GIVEN TASK:
Transcribe the listing in full, excluding any pictures.

MATERIAL PROVIDED:
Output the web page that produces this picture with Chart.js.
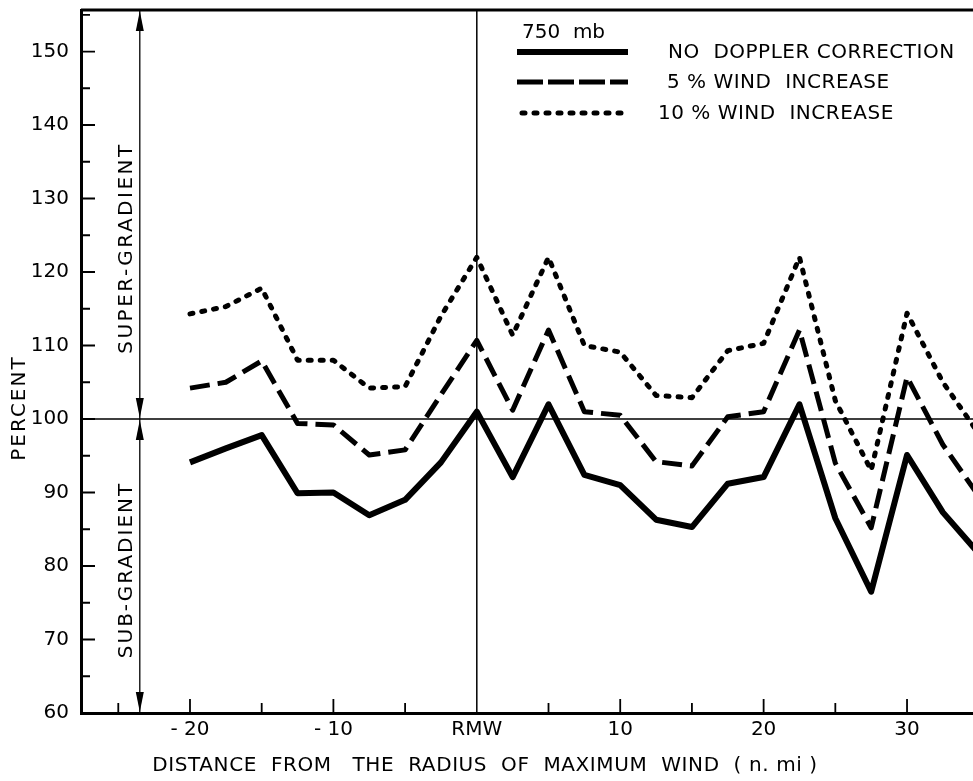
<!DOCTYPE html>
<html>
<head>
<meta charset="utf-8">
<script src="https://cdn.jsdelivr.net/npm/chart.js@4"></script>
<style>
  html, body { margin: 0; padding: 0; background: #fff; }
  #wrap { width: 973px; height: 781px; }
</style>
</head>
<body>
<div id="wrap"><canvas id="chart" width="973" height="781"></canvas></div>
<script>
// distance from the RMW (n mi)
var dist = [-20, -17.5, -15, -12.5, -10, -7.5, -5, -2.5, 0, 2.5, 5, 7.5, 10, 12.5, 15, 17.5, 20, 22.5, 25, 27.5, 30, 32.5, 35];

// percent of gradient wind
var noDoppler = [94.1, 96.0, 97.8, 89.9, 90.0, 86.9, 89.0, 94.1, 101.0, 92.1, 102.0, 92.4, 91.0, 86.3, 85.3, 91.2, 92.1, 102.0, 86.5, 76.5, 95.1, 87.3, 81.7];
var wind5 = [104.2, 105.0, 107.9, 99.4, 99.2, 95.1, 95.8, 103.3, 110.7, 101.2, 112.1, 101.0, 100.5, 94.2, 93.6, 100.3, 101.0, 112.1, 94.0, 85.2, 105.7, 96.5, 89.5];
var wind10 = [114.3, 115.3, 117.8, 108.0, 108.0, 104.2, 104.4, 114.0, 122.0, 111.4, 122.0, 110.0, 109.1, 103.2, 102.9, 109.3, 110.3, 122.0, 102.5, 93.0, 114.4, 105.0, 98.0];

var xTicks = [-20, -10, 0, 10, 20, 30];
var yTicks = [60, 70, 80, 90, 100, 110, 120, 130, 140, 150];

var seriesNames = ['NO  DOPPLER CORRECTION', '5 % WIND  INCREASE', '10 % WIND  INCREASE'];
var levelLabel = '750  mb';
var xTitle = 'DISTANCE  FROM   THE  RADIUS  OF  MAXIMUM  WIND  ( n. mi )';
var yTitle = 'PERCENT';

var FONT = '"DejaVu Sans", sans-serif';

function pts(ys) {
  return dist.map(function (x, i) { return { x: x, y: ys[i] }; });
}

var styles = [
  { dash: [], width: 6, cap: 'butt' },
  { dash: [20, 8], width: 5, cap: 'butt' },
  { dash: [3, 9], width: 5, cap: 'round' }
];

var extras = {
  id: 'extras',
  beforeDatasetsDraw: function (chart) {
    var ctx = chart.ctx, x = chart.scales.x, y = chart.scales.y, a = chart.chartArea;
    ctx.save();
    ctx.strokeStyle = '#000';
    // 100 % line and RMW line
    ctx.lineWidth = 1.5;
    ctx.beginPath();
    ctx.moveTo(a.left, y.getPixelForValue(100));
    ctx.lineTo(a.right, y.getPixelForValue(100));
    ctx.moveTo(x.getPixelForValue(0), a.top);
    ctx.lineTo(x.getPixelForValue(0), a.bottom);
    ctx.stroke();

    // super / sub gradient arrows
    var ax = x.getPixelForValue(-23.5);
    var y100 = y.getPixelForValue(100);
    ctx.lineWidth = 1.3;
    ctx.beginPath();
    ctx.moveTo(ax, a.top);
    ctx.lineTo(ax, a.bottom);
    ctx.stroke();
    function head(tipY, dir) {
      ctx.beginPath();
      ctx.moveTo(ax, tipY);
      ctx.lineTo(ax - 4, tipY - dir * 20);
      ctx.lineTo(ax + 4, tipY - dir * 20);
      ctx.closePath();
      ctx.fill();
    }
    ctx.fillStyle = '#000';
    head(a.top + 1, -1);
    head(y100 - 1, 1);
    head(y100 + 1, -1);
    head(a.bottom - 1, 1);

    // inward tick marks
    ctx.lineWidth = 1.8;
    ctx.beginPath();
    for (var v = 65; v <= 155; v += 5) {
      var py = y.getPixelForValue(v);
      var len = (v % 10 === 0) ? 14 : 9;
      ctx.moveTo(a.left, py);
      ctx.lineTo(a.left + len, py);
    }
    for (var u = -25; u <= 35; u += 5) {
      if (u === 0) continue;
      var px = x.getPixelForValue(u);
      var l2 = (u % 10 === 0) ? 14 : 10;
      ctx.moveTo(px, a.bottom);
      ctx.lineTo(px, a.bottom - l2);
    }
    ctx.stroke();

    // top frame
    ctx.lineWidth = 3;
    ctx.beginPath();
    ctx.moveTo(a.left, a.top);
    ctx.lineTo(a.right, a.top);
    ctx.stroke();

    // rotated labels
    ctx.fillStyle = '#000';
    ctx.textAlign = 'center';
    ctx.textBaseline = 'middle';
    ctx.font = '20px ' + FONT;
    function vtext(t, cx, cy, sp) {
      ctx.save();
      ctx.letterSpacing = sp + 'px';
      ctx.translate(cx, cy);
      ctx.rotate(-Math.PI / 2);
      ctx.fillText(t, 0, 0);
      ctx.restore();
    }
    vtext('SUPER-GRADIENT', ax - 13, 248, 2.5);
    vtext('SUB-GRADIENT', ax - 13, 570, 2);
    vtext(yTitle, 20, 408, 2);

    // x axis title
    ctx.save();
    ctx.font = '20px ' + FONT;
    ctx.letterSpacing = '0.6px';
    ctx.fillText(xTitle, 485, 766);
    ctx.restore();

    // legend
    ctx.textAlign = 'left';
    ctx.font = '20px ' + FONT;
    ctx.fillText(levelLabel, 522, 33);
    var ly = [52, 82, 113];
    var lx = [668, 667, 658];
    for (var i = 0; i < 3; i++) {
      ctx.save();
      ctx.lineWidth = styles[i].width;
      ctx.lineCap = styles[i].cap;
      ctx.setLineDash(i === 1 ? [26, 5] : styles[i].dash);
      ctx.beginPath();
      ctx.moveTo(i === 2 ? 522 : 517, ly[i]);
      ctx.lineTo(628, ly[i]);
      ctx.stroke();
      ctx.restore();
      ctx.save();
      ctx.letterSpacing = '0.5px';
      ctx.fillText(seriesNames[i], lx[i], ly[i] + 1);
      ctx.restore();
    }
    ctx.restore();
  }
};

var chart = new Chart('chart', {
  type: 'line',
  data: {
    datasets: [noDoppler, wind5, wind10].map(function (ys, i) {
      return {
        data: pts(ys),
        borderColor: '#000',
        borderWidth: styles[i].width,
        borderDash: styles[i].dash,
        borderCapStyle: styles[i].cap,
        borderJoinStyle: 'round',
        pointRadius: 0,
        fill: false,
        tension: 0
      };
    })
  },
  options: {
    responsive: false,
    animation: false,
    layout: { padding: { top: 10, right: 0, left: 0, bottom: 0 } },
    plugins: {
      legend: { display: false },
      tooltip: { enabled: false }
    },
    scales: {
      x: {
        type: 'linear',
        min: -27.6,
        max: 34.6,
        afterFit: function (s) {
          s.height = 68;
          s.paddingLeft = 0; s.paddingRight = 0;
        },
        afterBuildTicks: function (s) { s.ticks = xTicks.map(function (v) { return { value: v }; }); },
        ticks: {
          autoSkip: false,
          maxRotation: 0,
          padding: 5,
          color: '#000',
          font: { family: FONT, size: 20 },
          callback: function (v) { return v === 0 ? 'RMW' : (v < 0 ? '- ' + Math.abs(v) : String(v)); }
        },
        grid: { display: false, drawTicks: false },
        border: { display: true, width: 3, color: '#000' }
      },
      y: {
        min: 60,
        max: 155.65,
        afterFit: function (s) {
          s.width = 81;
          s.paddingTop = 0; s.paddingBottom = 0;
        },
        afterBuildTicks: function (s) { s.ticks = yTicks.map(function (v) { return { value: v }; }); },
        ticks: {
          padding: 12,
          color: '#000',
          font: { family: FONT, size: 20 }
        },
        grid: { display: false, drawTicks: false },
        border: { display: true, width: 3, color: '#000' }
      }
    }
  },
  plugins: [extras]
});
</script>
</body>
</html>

WORKED ANSWER:
Output the web page that produces this picture with Chart.js.
<!DOCTYPE html>
<html>
<head>
<meta charset="utf-8">
<script src="https://cdn.jsdelivr.net/npm/chart.js@4"></script>
<style>
  html, body { margin: 0; padding: 0; background: #fff; }
  #wrap { width: 973px; height: 781px; }
</style>
</head>
<body>
<div id="wrap"><canvas id="chart" width="973" height="781"></canvas></div>
<script>
// distance from the RMW (n mi)
var dist = [-20, -17.5, -15, -12.5, -10, -7.5, -5, -2.5, 0, 2.5, 5, 7.5, 10, 12.5, 15, 17.5, 20, 22.5, 25, 27.5, 30, 32.5, 35];

// percent of gradient wind
var noDoppler = [94.1, 96.0, 97.8, 89.9, 90.0, 86.9, 89.0, 94.1, 101.0, 92.1, 102.0, 92.4, 91.0, 86.3, 85.3, 91.2, 92.1, 102.0, 86.5, 76.5, 95.1, 87.3, 81.7];
var wind5 = [104.2, 105.0, 107.9, 99.4, 99.2, 95.1, 95.8, 103.3, 110.7, 101.2, 112.1, 101.0, 100.5, 94.2, 93.6, 100.3, 101.0, 112.1, 94.0, 85.2, 105.7, 96.5, 89.5];
var wind10 = [114.3, 115.3, 117.8, 108.0, 108.0, 104.2, 104.4, 114.0, 122.0, 111.4, 122.0, 110.0, 109.1, 103.2, 102.9, 109.3, 110.3, 122.0, 102.5, 93.0, 114.4, 105.0, 98.0];

var xTicks = [-20, -10, 0, 10, 20, 30];
var yTicks = [60, 70, 80, 90, 100, 110, 120, 130, 140, 150];

var seriesNames = ['NO  DOPPLER CORRECTION', '5 % WIND  INCREASE', '10 % WIND  INCREASE'];
var levelLabel = '750  mb';
var xTitle = 'DISTANCE  FROM   THE  RADIUS  OF  MAXIMUM  WIND  ( n. mi )';
var yTitle = 'PERCENT';

var FONT = '"DejaVu Sans", sans-serif';

function pts(ys) {
  return dist.map(function (x, i) { return { x: x, y: ys[i] }; });
}

var styles = [
  { dash: [], width: 6, cap: 'butt' },
  { dash: [20, 8], width: 5, cap: 'butt' },
  { dash: [3, 9], width: 5, cap: 'round' }
];

var extras = {
  id: 'extras',
  beforeDatasetsDraw: function (chart) {
    var ctx = chart.ctx, x = chart.scales.x, y = chart.scales.y, a = chart.chartArea;
    ctx.save();
    ctx.strokeStyle = '#000';
    // 100 % line and RMW line
    ctx.lineWidth = 1.5;
    ctx.beginPath();
    ctx.moveTo(a.left, y.getPixelForValue(100));
    ctx.lineTo(a.right, y.getPixelForValue(100));
    ctx.moveTo(x.getPixelForValue(0), a.top);
    ctx.lineTo(x.getPixelForValue(0), a.bottom);
    ctx.stroke();

    // super / sub gradient arrows
    var ax = x.getPixelForValue(-23.5);
    var y100 = y.getPixelForValue(100);
    ctx.lineWidth = 1.3;
    ctx.beginPath();
    ctx.moveTo(ax, a.top);
    ctx.lineTo(ax, a.bottom);
    ctx.stroke();
    function head(tipY, dir) {
      ctx.beginPath();
      ctx.moveTo(ax, tipY);
      ctx.lineTo(ax - 4, tipY - dir * 20);
      ctx.lineTo(ax + 4, tipY - dir * 20);
      ctx.closePath();
      ctx.fill();
    }
    ctx.fillStyle = '#000';
    head(a.top + 1, -1);
    head(y100 - 1, 1);
    head(y100 + 1, -1);
    head(a.bottom - 1, 1);

    // inward tick marks
    ctx.lineWidth = 1.8;
    ctx.beginPath();
    for (var v = 65; v <= 155; v += 5) {
      var py = y.getPixelForValue(v);
      var len = (v % 10 === 0) ? 14 : 9;
      ctx.moveTo(a.left, py);
      ctx.lineTo(a.left + len, py);
    }
    for (var u = -25; u <= 35; u += 5) {
      if (u === 0) continue;
      var px = x.getPixelForValue(u);
      var l2 = (u % 10 === 0) ? 14 : 10;
      ctx.moveTo(px, a.bottom);
      ctx.lineTo(px, a.bottom - l2);
    }
    ctx.stroke();

    // top frame
    ctx.lineWidth = 3;
    ctx.beginPath();
    ctx.moveTo(a.left, a.top);
    ctx.lineTo(a.right, a.top);
    ctx.stroke();

    // rotated labels
    ctx.fillStyle = '#000';
    ctx.textAlign = 'center';
    ctx.textBaseline = 'middle';
    ctx.font = '20px ' + FONT;
    function vtext(t, cx, cy, sp) {
      ctx.save();
      ctx.letterSpacing = sp + 'px';
      ctx.translate(cx, cy);
      ctx.rotate(-Math.PI / 2);
      ctx.fillText(t, 0, 0);
      ctx.restore();
    }
    vtext('SUPER-GRADIENT', ax - 13, 248, 2.5);
    vtext('SUB-GRADIENT', ax - 13, 570, 2);
    vtext(yTitle, 20, 408, 2);

    // x axis title
    ctx.save();
    ctx.font = '20px ' + FONT;
    ctx.letterSpacing = '0.6px';
    ctx.fillText(xTitle, 485, 766);
    ctx.restore();

    // legend
    ctx.textAlign = 'left';
    ctx.font = '20px ' + FONT;
    ctx.fillText(levelLabel, 522, 33);
    var ly = [52, 82, 113];
    var lx = [668, 667, 658];
    for (var i = 0; i < 3; i++) {
      ctx.save();
      ctx.lineWidth = styles[i].width;
      ctx.lineCap = styles[i].cap;
      ctx.setLineDash(i === 1 ? [26, 5] : styles[i].dash);
      ctx.beginPath();
      ctx.moveTo(i === 2 ? 522 : 517, ly[i]);
      ctx.lineTo(628, ly[i]);
      ctx.stroke();
      ctx.restore();
      ctx.save();
      ctx.letterSpacing = '0.5px';
      ctx.fillText(seriesNames[i], lx[i], ly[i] + 1);
      ctx.restore();
    }
    ctx.restore();
  }
};

var chart = new Chart('chart', {
  type: 'line',
  data: {
    datasets: [noDoppler, wind5, wind10].map(function (ys, i) {
      return {
        data: pts(ys),
        borderColor: '#000',
        borderWidth: styles[i].width,
        borderDash: styles[i].dash,
        borderCapStyle: styles[i].cap,
        borderJoinStyle: 'round',
        pointRadius: 0,
        fill: false,
        tension: 0
      };
    })
  },
  options: {
    responsive: false,
    animation: false,
    layout: { padding: { top: 10, right: 0, left: 0, bottom: 0 } },
    plugins: {
      legend: { display: false },
      tooltip: { enabled: false }
    },
    scales: {
      x: {
        type: 'linear',
        min: -27.6,
        max: 34.6,
        afterFit: function (s) {
          s.height = 68;
          s.paddingLeft = 0; s.paddingRight = 0;
        },
        afterBuildTicks: function (s) { s.ticks = xTicks.map(function (v) { return { value: v }; }); },
        ticks: {
          autoSkip: false,
          maxRotation: 0,
          padding: 5,
          color: '#000',
          font: { family: FONT, size: 20 },
          callback: function (v) { return v === 0 ? 'RMW' : (v < 0 ? '- ' + Math.abs(v) : String(v)); }
        },
        grid: { display: false, drawTicks: false },
        border: { display: true, width: 3, color: '#000' }
      },
      y: {
        min: 60,
        max: 155.65,
        afterFit: function (s) {
          s.width = 81;
          s.paddingTop = 0; s.paddingBottom = 0;
        },
        afterBuildTicks: function (s) { s.ticks = yTicks.map(function (v) { return { value: v }; }); },
        ticks: {
          padding: 12,
          color: '#000',
          font: { family: FONT, size: 20 }
        },
        grid: { display: false, drawTicks: false },
        border: { display: true, width: 3, color: '#000' }
      }
    }
  },
  plugins: [extras]
});
</script>
</body>
</html>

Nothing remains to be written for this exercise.